(Records with drawing code)
--

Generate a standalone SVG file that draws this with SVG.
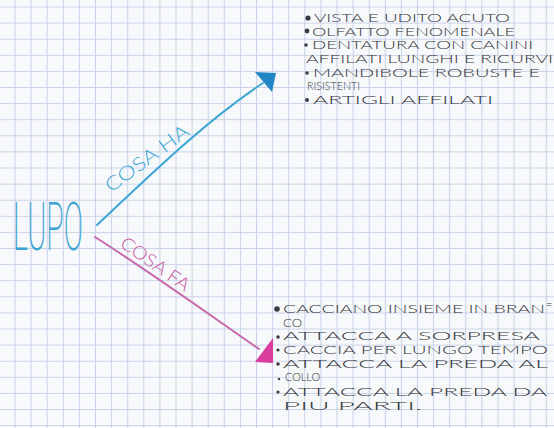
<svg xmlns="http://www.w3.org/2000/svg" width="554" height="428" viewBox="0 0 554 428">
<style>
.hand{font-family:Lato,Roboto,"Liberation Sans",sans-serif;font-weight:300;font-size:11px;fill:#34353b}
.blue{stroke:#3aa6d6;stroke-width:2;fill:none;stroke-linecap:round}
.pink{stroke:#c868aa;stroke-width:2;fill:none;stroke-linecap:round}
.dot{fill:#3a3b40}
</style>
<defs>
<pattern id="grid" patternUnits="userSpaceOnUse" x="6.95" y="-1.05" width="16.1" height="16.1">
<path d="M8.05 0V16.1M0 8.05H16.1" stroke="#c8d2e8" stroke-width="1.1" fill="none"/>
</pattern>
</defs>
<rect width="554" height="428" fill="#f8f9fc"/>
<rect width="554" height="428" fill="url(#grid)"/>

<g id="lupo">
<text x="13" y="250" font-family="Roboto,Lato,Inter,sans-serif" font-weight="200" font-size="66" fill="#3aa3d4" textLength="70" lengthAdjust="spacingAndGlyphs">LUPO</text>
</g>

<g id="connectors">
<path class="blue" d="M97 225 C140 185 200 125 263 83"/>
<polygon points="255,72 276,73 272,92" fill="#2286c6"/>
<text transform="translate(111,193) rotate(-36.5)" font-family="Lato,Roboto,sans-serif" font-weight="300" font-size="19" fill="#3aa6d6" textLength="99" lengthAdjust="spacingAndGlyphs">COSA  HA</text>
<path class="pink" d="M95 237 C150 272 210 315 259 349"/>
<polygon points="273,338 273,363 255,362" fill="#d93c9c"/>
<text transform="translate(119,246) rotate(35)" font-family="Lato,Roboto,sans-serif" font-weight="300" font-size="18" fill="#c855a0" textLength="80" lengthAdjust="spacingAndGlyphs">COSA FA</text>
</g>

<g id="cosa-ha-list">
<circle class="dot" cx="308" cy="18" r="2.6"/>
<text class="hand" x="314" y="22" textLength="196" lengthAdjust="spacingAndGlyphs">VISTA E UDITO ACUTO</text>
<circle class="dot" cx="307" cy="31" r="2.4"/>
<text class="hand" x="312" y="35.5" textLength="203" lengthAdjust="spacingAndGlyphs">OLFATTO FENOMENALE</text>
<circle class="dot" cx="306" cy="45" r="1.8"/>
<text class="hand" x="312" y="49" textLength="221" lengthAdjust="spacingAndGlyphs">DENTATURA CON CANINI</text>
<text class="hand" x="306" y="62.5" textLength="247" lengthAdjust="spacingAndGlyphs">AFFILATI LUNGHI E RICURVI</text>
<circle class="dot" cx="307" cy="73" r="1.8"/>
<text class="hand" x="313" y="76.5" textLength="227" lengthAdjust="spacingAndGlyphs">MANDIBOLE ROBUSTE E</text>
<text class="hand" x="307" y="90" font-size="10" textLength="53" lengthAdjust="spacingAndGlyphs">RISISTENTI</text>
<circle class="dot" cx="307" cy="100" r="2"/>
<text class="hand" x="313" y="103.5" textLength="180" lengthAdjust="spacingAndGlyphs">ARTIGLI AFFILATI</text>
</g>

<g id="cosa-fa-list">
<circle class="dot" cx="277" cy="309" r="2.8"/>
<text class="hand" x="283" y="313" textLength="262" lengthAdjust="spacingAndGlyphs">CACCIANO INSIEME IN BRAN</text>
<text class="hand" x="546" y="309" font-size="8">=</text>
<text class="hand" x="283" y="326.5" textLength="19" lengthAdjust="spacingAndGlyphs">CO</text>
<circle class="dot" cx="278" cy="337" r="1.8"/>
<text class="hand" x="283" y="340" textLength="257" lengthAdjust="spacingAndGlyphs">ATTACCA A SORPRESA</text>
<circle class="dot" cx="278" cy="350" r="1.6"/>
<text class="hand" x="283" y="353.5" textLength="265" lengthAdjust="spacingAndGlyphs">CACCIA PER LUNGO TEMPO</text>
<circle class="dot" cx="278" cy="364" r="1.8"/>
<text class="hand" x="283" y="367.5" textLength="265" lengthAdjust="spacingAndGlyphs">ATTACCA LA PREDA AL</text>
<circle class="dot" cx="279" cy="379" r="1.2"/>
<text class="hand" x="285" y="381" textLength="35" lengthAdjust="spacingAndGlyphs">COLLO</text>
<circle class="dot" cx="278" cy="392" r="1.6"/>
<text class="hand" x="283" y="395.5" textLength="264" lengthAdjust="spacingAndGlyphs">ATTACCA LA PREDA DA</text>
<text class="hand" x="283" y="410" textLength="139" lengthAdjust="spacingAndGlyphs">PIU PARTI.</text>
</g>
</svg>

--

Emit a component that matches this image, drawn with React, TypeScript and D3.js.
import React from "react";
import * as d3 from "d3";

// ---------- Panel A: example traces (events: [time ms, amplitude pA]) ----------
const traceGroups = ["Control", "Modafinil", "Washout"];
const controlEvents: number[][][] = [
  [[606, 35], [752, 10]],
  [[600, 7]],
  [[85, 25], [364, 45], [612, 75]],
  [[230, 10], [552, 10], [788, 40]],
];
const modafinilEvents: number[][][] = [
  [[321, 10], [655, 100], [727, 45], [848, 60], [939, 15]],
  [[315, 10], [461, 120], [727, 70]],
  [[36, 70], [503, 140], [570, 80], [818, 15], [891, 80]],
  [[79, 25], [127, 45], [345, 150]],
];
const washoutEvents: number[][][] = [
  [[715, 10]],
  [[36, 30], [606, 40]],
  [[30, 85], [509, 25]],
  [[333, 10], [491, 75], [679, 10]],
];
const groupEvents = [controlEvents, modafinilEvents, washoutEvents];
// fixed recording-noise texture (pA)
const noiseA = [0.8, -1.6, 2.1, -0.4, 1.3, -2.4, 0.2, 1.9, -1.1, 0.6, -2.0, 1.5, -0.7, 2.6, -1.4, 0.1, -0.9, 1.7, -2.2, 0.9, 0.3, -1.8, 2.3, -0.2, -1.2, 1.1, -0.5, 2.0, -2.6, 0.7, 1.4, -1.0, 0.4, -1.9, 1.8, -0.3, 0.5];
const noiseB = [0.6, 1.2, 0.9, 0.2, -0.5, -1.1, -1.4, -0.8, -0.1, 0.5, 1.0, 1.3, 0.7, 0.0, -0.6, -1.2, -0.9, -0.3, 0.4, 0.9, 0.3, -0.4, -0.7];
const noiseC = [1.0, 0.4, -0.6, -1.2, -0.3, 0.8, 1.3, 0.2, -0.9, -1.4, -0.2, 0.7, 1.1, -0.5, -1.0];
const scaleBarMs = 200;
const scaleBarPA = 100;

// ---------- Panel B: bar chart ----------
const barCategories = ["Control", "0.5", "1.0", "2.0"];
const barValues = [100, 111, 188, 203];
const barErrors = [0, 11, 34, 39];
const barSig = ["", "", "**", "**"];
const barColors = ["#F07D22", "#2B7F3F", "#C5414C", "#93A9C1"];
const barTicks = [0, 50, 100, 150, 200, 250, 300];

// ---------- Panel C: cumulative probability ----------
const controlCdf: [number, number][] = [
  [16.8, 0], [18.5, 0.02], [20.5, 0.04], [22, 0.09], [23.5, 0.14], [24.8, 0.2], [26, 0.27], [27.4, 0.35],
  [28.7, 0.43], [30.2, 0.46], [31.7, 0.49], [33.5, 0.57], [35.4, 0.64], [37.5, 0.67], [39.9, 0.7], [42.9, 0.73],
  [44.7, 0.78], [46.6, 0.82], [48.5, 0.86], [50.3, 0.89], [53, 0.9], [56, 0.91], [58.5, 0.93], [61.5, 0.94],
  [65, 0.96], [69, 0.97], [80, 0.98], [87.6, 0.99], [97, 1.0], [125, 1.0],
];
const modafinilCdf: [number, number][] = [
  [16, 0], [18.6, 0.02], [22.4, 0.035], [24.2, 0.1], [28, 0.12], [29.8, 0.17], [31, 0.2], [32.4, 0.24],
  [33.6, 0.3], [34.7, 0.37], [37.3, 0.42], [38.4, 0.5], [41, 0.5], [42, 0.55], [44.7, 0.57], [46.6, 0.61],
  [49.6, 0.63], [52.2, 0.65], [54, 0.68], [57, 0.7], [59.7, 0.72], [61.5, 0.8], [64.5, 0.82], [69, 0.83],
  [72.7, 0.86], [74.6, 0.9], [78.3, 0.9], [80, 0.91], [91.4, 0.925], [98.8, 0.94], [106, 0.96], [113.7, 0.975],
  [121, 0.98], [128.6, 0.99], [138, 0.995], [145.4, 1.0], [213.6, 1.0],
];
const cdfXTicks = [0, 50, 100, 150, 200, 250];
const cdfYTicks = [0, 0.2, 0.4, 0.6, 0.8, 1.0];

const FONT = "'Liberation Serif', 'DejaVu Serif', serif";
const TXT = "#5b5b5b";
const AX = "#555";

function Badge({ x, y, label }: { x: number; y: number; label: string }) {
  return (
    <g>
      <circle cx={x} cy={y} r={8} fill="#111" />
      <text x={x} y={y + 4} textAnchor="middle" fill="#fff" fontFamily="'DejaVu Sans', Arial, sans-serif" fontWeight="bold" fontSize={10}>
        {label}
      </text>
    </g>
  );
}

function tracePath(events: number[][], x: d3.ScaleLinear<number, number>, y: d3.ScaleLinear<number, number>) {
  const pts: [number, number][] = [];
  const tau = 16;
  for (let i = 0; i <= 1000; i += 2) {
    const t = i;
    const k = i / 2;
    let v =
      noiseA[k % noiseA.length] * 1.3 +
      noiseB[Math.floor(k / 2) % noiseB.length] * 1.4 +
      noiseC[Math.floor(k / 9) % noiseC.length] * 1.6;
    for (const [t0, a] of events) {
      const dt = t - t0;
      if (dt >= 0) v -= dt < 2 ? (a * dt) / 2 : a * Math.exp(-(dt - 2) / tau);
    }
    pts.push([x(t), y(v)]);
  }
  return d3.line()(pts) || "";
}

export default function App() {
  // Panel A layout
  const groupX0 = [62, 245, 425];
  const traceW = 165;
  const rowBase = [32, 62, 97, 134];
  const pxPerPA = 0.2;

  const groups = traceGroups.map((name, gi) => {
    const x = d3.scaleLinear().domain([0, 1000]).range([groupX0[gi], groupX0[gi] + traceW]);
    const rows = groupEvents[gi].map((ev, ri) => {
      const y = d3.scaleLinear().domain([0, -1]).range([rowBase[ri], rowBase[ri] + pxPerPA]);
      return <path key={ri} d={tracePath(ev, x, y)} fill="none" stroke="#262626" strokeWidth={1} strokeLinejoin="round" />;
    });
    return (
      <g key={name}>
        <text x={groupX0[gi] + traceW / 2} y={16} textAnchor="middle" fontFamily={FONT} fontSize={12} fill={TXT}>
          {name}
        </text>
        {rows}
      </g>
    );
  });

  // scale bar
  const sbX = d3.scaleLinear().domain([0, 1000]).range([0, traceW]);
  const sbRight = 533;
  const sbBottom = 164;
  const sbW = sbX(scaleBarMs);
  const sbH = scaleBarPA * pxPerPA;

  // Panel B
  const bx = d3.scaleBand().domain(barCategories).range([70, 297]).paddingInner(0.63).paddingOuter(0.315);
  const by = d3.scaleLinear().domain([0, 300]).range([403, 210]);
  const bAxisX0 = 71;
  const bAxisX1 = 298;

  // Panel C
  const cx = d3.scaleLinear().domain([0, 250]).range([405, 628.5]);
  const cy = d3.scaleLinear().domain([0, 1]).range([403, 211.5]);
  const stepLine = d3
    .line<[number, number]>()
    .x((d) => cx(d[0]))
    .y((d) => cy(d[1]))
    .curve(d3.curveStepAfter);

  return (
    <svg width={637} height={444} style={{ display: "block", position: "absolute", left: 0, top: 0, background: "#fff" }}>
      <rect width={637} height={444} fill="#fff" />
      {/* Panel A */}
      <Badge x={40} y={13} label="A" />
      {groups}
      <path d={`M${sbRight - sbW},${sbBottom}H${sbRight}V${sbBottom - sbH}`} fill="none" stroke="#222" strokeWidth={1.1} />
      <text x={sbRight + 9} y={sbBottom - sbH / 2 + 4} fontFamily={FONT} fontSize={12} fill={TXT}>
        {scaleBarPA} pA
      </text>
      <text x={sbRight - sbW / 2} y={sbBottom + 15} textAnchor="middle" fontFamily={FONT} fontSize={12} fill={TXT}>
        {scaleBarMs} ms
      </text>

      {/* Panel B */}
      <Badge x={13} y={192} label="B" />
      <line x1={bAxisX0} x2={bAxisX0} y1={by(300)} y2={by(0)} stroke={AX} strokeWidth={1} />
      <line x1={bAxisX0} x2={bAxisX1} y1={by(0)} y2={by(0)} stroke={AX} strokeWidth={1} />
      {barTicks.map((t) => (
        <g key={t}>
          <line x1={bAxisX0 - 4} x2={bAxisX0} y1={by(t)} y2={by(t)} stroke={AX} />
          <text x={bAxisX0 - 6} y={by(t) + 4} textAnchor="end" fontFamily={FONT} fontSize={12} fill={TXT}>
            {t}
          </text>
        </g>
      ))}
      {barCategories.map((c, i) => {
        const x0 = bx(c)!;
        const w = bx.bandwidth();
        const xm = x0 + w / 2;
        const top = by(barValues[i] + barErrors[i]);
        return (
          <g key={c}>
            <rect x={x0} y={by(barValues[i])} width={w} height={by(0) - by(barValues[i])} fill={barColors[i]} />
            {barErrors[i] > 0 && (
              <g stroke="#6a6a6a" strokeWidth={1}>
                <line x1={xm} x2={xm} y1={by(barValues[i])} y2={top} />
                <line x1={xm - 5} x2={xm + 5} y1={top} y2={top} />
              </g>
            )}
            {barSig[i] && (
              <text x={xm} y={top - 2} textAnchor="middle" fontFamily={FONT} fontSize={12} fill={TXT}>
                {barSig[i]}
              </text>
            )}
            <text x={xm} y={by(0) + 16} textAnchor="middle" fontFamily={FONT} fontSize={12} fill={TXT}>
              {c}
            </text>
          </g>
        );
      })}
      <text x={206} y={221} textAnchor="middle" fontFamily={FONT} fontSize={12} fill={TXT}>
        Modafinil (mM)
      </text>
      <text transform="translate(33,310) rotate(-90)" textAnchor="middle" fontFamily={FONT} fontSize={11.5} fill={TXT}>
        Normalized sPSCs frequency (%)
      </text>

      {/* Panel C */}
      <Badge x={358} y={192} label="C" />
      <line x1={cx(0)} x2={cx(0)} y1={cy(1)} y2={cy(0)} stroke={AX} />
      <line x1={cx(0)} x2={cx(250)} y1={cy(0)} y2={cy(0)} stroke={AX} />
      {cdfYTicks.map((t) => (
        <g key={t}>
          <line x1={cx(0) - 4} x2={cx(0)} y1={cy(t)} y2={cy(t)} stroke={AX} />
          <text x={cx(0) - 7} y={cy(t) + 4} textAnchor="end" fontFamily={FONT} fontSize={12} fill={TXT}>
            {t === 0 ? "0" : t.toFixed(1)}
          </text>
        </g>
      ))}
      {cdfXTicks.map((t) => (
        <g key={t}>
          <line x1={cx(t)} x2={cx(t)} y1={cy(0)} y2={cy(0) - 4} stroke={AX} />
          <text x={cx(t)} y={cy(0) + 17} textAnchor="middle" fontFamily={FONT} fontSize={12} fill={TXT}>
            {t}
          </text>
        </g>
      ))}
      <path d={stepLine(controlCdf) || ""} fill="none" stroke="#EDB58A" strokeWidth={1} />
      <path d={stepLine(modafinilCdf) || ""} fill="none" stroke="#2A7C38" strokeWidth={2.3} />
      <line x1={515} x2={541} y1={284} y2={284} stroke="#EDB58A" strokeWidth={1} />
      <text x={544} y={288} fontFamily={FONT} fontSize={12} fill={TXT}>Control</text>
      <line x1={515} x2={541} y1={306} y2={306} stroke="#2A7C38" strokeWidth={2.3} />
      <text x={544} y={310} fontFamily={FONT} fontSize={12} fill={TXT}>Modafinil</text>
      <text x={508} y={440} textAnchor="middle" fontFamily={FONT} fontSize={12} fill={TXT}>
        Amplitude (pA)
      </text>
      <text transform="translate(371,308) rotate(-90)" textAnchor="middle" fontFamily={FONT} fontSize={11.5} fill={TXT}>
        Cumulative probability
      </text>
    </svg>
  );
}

--

Direction ▸ State the number of lines that contain the string "React", with no other words.

Exercise solution ▸ 2